Tulsi Gabbard participates in a high-level Situation Room meeting at the White House, seated at the table alongside national security officials.
Most politicians only have to worry about one enemy camp. Tulsi Gabbard has two — and they agree on almost nothing except that she’s a problem they don’t want in 2028.
It’s not because she’s leading the polls or raising record-shattering money. It’s because she’s unpredictable. She doesn’t owe either party anything, and she’s already proven she’s willing to torch her own allies if they cross her principles. That’s not a trait either major party rewards.
The Democrats’ Tulsi Problem
For the Democratic establishment, Gabbard is a defector with a memory. She remembers the 2016 primary rigging scandals because she was there, and she’s not shy about bringing them up. She walked away from the DNC in full daylight and never asked to come back.
That’s not just a political difference — it’s personal. Every time she’s on TV criticizing the party’s foreign policy or civil liberties record, she reminds their voters there’s a viable alternative voice. For a party built on message discipline, she’s a loose wire.
The Republicans’ Tulsi Problem
At first glance, Republicans should love her: pro-military background, tough on foreign policy mistakes, critical of the left. But here’s the catch — she’s not a guaranteed yes vote for their agenda.
She’s not in lockstep with the hawkish foreign policy wing. She’s not bought into the corporate donor class. And she’s not the type to avoid calling out Republican hypocrisy just because she’s sharing a stage with them. That makes her unreliable in a political culture that demands loyalty over independence.
The Cross-Party Threat
Gabbard’s real danger isn’t that she can win a majority in 2028. It’s that she can pull voters from both sides in margins big enough to cost one of them the election. In razor-thin swing states, that’s all it takes to turn a sure win into a humiliating loss.
And the more either party tries to attack her, the more she can point to it as proof that she’s not owned by any political machine. That “both sides hate me” badge of honor is political gold with disillusioned voters.
Why They Can’t Just Ignore Her
The usual establishment tactic for dealing with outsiders is to starve them of oxygen — no coverage, no debate invites, no inclusion in polling. But Gabbard already plays in a different media ecosystem. Podcasts, YouTube interviews, alternative media — she doesn’t need the legacy press to reach millions.

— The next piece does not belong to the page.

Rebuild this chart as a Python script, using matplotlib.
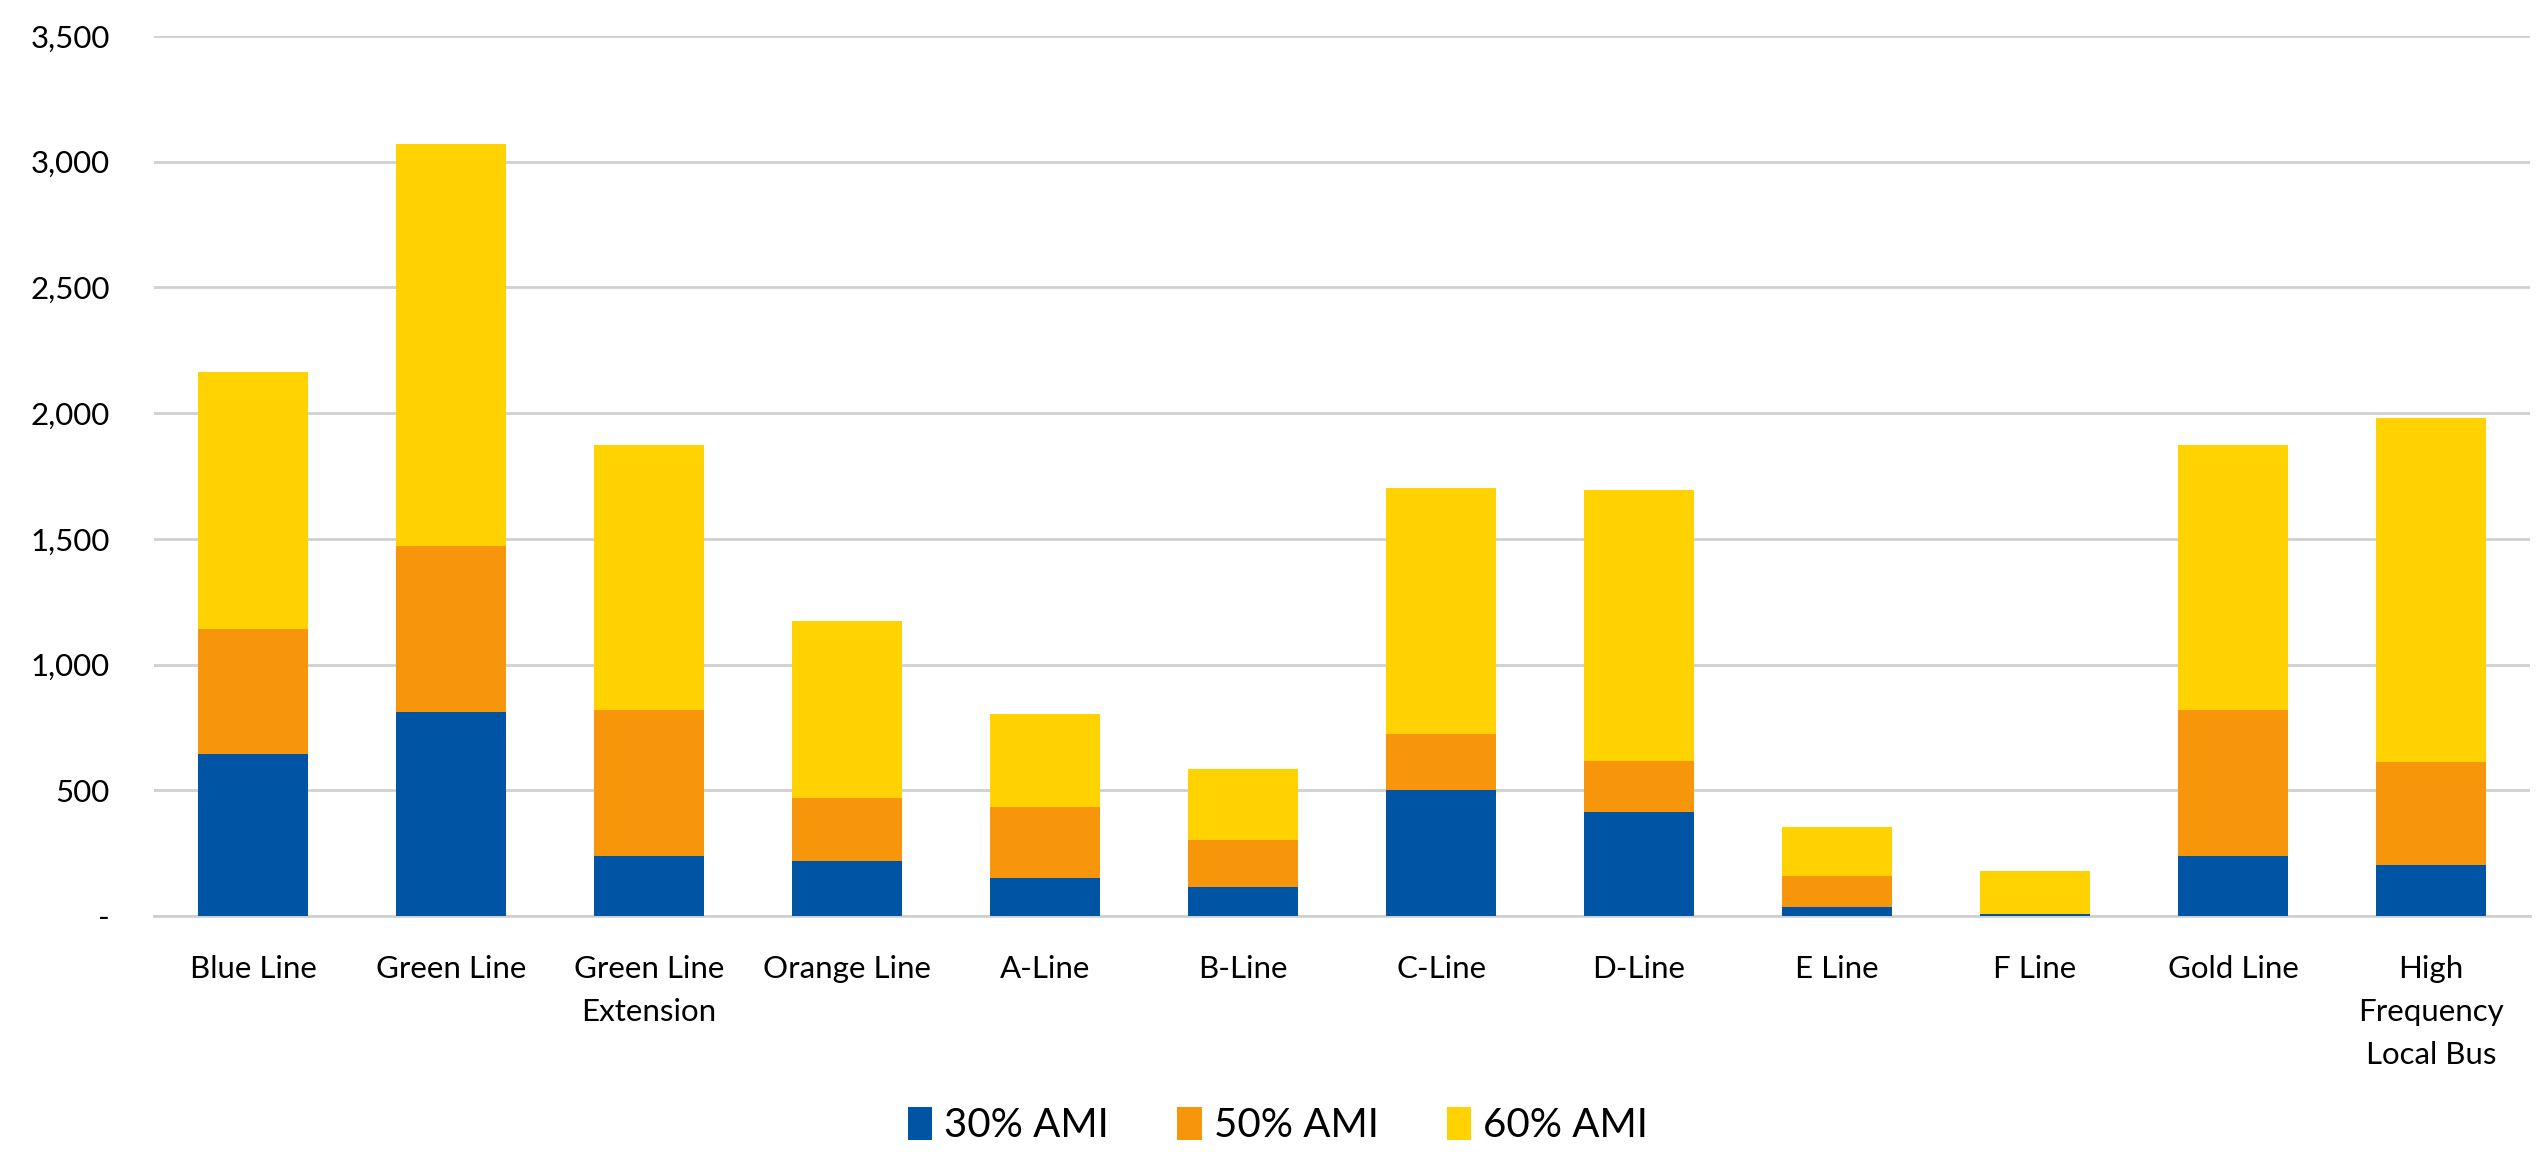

Ignoring her doesn’t make her disappear. It just makes her base more convinced she’s being deliberately silenced.
The Bottom Line
Tulsi Gabbard isn’t the type of candidate either party can buy, control, or predict. That makes her a risk factor they can’t model away. Whether she’s polling at 3% or 13%, her ability to draw blood from both sides in an election that could hinge on a single state is exactly why they’re watching her — and exactly why they’re worried.